(Rows from a dataset of charts and code)
►

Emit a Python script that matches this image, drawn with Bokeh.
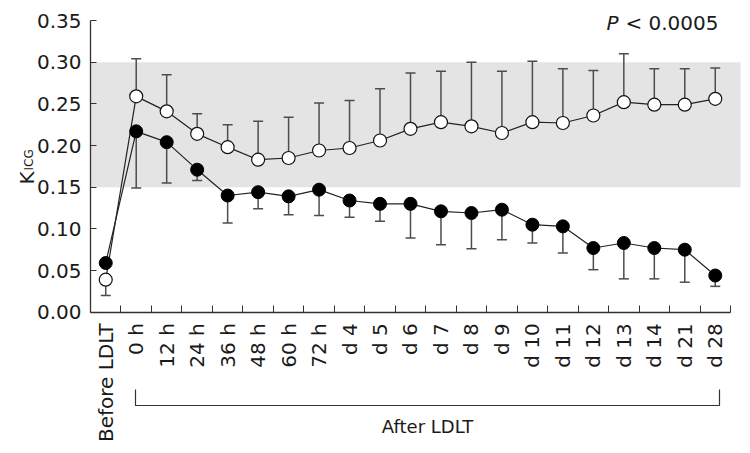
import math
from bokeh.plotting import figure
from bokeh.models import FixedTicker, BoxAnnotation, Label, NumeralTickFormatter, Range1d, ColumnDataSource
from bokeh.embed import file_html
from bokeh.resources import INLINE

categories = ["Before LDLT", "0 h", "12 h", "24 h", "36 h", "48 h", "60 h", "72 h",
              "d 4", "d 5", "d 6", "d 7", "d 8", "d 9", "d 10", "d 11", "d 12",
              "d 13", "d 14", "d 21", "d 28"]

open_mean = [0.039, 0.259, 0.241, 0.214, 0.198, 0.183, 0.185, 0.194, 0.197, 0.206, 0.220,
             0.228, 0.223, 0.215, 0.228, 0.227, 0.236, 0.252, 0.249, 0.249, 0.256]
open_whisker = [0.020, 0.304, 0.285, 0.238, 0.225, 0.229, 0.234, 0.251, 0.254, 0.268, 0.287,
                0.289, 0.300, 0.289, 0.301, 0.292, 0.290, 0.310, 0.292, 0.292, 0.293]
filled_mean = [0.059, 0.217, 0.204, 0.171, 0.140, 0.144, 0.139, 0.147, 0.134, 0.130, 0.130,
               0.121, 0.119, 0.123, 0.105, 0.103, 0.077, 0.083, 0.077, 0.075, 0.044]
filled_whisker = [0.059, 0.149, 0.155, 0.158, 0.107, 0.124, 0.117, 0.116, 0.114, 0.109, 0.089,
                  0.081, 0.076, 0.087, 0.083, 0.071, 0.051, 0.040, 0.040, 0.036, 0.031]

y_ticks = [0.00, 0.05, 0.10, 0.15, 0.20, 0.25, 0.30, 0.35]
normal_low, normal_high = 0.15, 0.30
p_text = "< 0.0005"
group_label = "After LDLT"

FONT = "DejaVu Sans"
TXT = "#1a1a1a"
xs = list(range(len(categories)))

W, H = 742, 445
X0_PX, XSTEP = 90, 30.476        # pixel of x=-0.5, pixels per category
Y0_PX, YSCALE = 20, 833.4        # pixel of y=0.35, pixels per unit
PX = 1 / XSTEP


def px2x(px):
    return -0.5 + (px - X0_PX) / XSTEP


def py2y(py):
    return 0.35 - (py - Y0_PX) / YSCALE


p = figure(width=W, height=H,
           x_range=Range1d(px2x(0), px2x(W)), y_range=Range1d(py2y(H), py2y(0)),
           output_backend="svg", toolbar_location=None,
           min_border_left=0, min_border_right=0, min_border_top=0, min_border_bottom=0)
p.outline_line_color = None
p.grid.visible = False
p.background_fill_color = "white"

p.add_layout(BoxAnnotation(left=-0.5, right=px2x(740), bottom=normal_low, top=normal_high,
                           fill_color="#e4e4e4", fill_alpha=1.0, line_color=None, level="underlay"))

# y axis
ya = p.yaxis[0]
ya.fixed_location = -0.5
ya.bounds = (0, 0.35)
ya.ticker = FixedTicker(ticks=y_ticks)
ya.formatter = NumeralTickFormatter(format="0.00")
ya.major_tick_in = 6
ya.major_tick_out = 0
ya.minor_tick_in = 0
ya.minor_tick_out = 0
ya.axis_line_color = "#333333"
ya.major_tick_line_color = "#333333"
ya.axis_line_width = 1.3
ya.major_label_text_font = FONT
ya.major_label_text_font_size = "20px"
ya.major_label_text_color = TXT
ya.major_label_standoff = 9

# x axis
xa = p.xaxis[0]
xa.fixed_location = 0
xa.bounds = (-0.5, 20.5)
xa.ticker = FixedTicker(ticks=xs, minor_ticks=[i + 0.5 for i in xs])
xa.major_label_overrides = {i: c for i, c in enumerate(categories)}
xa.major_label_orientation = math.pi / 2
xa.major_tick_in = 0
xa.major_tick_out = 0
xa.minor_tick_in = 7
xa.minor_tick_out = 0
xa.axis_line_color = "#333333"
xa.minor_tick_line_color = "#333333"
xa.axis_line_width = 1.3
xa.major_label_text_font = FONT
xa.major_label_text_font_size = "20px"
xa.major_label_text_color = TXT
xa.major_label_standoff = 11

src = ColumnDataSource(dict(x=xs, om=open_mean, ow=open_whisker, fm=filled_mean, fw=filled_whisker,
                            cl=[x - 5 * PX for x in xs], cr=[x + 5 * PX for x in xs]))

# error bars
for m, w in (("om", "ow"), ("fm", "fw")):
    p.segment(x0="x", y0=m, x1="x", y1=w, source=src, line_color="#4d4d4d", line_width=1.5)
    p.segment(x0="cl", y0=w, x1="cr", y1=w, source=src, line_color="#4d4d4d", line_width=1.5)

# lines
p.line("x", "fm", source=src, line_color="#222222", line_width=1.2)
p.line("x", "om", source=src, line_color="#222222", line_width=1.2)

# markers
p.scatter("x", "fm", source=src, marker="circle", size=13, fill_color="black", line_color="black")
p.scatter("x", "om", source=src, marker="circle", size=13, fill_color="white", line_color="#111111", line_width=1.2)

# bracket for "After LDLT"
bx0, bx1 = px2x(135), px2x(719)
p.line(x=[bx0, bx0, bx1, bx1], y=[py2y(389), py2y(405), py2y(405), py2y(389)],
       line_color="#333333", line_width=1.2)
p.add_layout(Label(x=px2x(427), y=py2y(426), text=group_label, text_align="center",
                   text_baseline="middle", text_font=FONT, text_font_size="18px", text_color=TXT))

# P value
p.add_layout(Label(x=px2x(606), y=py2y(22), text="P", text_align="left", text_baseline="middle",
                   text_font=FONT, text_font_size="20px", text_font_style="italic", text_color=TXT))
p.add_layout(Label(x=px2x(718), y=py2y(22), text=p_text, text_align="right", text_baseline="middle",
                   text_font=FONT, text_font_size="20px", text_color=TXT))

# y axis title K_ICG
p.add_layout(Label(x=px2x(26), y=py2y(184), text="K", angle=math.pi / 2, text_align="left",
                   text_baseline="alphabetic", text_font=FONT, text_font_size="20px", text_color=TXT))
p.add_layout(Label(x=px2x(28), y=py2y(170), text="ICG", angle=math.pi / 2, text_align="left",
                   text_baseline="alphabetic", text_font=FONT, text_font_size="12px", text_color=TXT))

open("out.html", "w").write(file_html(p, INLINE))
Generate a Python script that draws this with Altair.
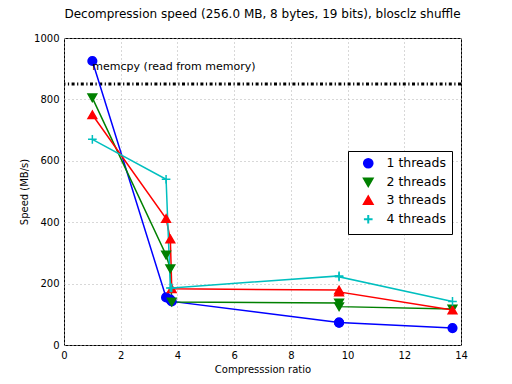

◄

- **To be done**:
Quote the data above in full, leaving out the pictures it holds.

- **Correct output**:
Emit a Python script that matches this image, drawn with Bokeh.
import math
from bokeh.plotting import figure
from bokeh.models import FixedTicker, BoxAnnotation, Label, NumeralTickFormatter, Range1d, ColumnDataSource
from bokeh.embed import file_html
from bokeh.resources import INLINE

categories = ["Before LDLT", "0 h", "12 h", "24 h", "36 h", "48 h", "60 h", "72 h",
              "d 4", "d 5", "d 6", "d 7", "d 8", "d 9", "d 10", "d 11", "d 12",
              "d 13", "d 14", "d 21", "d 28"]

open_mean = [0.039, 0.259, 0.241, 0.214, 0.198, 0.183, 0.185, 0.194, 0.197, 0.206, 0.220,
             0.228, 0.223, 0.215, 0.228, 0.227, 0.236, 0.252, 0.249, 0.249, 0.256]
open_whisker = [0.020, 0.304, 0.285, 0.238, 0.225, 0.229, 0.234, 0.251, 0.254, 0.268, 0.287,
                0.289, 0.300, 0.289, 0.301, 0.292, 0.290, 0.310, 0.292, 0.292, 0.293]
filled_mean = [0.059, 0.217, 0.204, 0.171, 0.140, 0.144, 0.139, 0.147, 0.134, 0.130, 0.130,
               0.121, 0.119, 0.123, 0.105, 0.103, 0.077, 0.083, 0.077, 0.075, 0.044]
filled_whisker = [0.059, 0.149, 0.155, 0.158, 0.107, 0.124, 0.117, 0.116, 0.114, 0.109, 0.089,
                  0.081, 0.076, 0.087, 0.083, 0.071, 0.051, 0.040, 0.040, 0.036, 0.031]

y_ticks = [0.00, 0.05, 0.10, 0.15, 0.20, 0.25, 0.30, 0.35]
normal_low, normal_high = 0.15, 0.30
p_text = "< 0.0005"
group_label = "After LDLT"

FONT = "DejaVu Sans"
TXT = "#1a1a1a"
xs = list(range(len(categories)))

W, H = 742, 445
X0_PX, XSTEP = 90, 30.476        # pixel of x=-0.5, pixels per category
Y0_PX, YSCALE = 20, 833.4        # pixel of y=0.35, pixels per unit
PX = 1 / XSTEP


def px2x(px):
    return -0.5 + (px - X0_PX) / XSTEP


def py2y(py):
    return 0.35 - (py - Y0_PX) / YSCALE


p = figure(width=W, height=H,
           x_range=Range1d(px2x(0), px2x(W)), y_range=Range1d(py2y(H), py2y(0)),
           output_backend="svg", toolbar_location=None,
           min_border_left=0, min_border_right=0, min_border_top=0, min_border_bottom=0)
p.outline_line_color = None
p.grid.visible = False
p.background_fill_color = "white"

p.add_layout(BoxAnnotation(left=-0.5, right=px2x(740), bottom=normal_low, top=normal_high,
                           fill_color="#e4e4e4", fill_alpha=1.0, line_color=None, level="underlay"))

# y axis
ya = p.yaxis[0]
ya.fixed_location = -0.5
ya.bounds = (0, 0.35)
ya.ticker = FixedTicker(ticks=y_ticks)
ya.formatter = NumeralTickFormatter(format="0.00")
ya.major_tick_in = 6
ya.major_tick_out = 0
ya.minor_tick_in = 0
ya.minor_tick_out = 0
ya.axis_line_color = "#333333"
ya.major_tick_line_color = "#333333"
ya.axis_line_width = 1.3
ya.major_label_text_font = FONT
ya.major_label_text_font_size = "20px"
ya.major_label_text_color = TXT
ya.major_label_standoff = 9

# x axis
xa = p.xaxis[0]
xa.fixed_location = 0
xa.bounds = (-0.5, 20.5)
xa.ticker = FixedTicker(ticks=xs, minor_ticks=[i + 0.5 for i in xs])
xa.major_label_overrides = {i: c for i, c in enumerate(categories)}
xa.major_label_orientation = math.pi / 2
xa.major_tick_in = 0
xa.major_tick_out = 0
xa.minor_tick_in = 7
xa.minor_tick_out = 0
xa.axis_line_color = "#333333"
xa.minor_tick_line_color = "#333333"
xa.axis_line_width = 1.3
xa.major_label_text_font = FONT
xa.major_label_text_font_size = "20px"
xa.major_label_text_color = TXT
xa.major_label_standoff = 11

src = ColumnDataSource(dict(x=xs, om=open_mean, ow=open_whisker, fm=filled_mean, fw=filled_whisker,
                            cl=[x - 5 * PX for x in xs], cr=[x + 5 * PX for x in xs]))

# error bars
for m, w in (("om", "ow"), ("fm", "fw")):
    p.segment(x0="x", y0=m, x1="x", y1=w, source=src, line_color="#4d4d4d", line_width=1.5)
    p.segment(x0="cl", y0=w, x1="cr", y1=w, source=src, line_color="#4d4d4d", line_width=1.5)

# lines
p.line("x", "fm", source=src, line_color="#222222", line_width=1.2)
p.line("x", "om", source=src, line_color="#222222", line_width=1.2)

# markers
p.scatter("x", "fm", source=src, marker="circle", size=13, fill_color="black", line_color="black")
p.scatter("x", "om", source=src, marker="circle", size=13, fill_color="white", line_color="#111111", line_width=1.2)

# bracket for "After LDLT"
bx0, bx1 = px2x(135), px2x(719)
p.line(x=[bx0, bx0, bx1, bx1], y=[py2y(389), py2y(405), py2y(405), py2y(389)],
       line_color="#333333", line_width=1.2)
p.add_layout(Label(x=px2x(427), y=py2y(426), text=group_label, text_align="center",
                   text_baseline="middle", text_font=FONT, text_font_size="18px", text_color=TXT))

# P value
p.add_layout(Label(x=px2x(606), y=py2y(22), text="P", text_align="left", text_baseline="middle",
                   text_font=FONT, text_font_size="20px", text_font_style="italic", text_color=TXT))
p.add_layout(Label(x=px2x(718), y=py2y(22), text=p_text, text_align="right", text_baseline="middle",
                   text_font=FONT, text_font_size="20px", text_color=TXT))

# y axis title K_ICG
p.add_layout(Label(x=px2x(26), y=py2y(184), text="K", angle=math.pi / 2, text_align="left",
                   text_baseline="alphabetic", text_font=FONT, text_font_size="20px", text_color=TXT))
p.add_layout(Label(x=px2x(28), y=py2y(170), text="ICG", angle=math.pi / 2, text_align="left",
                   text_baseline="alphabetic", text_font=FONT, text_font_size="12px", text_color=TXT))

open("out.html", "w").write(file_html(p, INLINE))
Generate a Python script that draws this with Altair.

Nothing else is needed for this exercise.